[Information provided]:

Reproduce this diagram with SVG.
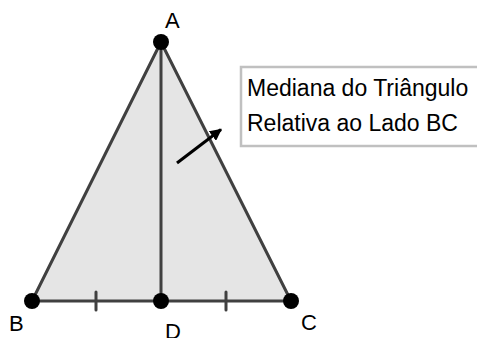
<svg xmlns="http://www.w3.org/2000/svg" width="477" height="338" viewBox="0 0 477 338">
<style>
.lbl{font-family:"Liberation Sans",Arial,sans-serif;font-size:22px;fill:#000}
.txt{font-family:"Liberation Sans",Arial,sans-serif;font-size:23px;fill:#000}
.seg{stroke:#404040;stroke-width:3;fill:none;stroke-linecap:round}
.pt{fill:#000}
</style>
<defs>
<marker id="ah" viewBox="0 0 10 10" refX="9" refY="5" markerWidth="4" markerHeight="4" orient="auto" markerUnits="strokeWidth">
<path d="M0,0 L10,5 L0,10 z" fill="#000"/>
</marker>
</defs>
<rect x="0" y="0" width="477" height="338" fill="#fff"/>
<g id="triangle">
<polygon points="161,42 32,301 291,301" fill="#e5e5e5" stroke="#404040" stroke-width="3" stroke-linejoin="round"/>
</g>
<g id="connectors">
<line class="seg" x1="161" y1="42" x2="161" y2="301"/>
<line class="seg" x1="96" y1="292" x2="96" y2="310"/>
<line class="seg" x1="226" y1="292" x2="226" y2="310"/>
<line x1="177" y1="163" x2="221" y2="129.5" stroke="#000" stroke-width="3" marker-end="url(#ah)"/>
</g>
<g id="A"><circle class="pt" cx="161" cy="42" r="8"/><text class="lbl" x="165" y="28">A</text></g>
<g id="B"><circle class="pt" cx="32" cy="301" r="8"/><text class="lbl" x="9" y="331">B</text></g>
<g id="C"><circle class="pt" cx="291" cy="301" r="8"/><text class="lbl" x="301" y="330">C</text></g>
<g id="D"><circle class="pt" cx="161" cy="301" r="8"/><text class="lbl" x="165" y="339">D</text></g>
<g id="label">
<rect x="241" y="67" width="240" height="79" fill="#fff" stroke="#c0c0c0" stroke-width="2.5"/>
<text class="txt" x="247" y="96">Mediana do Triângulo</text>
<text class="txt" x="247" y="131">Relativa ao Lado BC</text>
</g>
</svg>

[Work to be completed]:
Transcribe the listing in full and omit the pictures.

[Solved exercise]:
Reproduce this diagram with SVG.
<svg xmlns="http://www.w3.org/2000/svg" width="477" height="338" viewBox="0 0 477 338">
<style>
.lbl{font-family:"Liberation Sans",Arial,sans-serif;font-size:22px;fill:#000}
.txt{font-family:"Liberation Sans",Arial,sans-serif;font-size:23px;fill:#000}
.seg{stroke:#404040;stroke-width:3;fill:none;stroke-linecap:round}
.pt{fill:#000}
</style>
<defs>
<marker id="ah" viewBox="0 0 10 10" refX="9" refY="5" markerWidth="4" markerHeight="4" orient="auto" markerUnits="strokeWidth">
<path d="M0,0 L10,5 L0,10 z" fill="#000"/>
</marker>
</defs>
<rect x="0" y="0" width="477" height="338" fill="#fff"/>
<g id="triangle">
<polygon points="161,42 32,301 291,301" fill="#e5e5e5" stroke="#404040" stroke-width="3" stroke-linejoin="round"/>
</g>
<g id="connectors">
<line class="seg" x1="161" y1="42" x2="161" y2="301"/>
<line class="seg" x1="96" y1="292" x2="96" y2="310"/>
<line class="seg" x1="226" y1="292" x2="226" y2="310"/>
<line x1="177" y1="163" x2="221" y2="129.5" stroke="#000" stroke-width="3" marker-end="url(#ah)"/>
</g>
<g id="A"><circle class="pt" cx="161" cy="42" r="8"/><text class="lbl" x="165" y="28">A</text></g>
<g id="B"><circle class="pt" cx="32" cy="301" r="8"/><text class="lbl" x="9" y="331">B</text></g>
<g id="C"><circle class="pt" cx="291" cy="301" r="8"/><text class="lbl" x="301" y="330">C</text></g>
<g id="D"><circle class="pt" cx="161" cy="301" r="8"/><text class="lbl" x="165" y="339">D</text></g>
<g id="label">
<rect x="241" y="67" width="240" height="79" fill="#fff" stroke="#c0c0c0" stroke-width="2.5"/>
<text class="txt" x="247" y="96">Mediana do Triângulo</text>
<text class="txt" x="247" y="131">Relativa ao Lado BC</text>
</g>
</svg>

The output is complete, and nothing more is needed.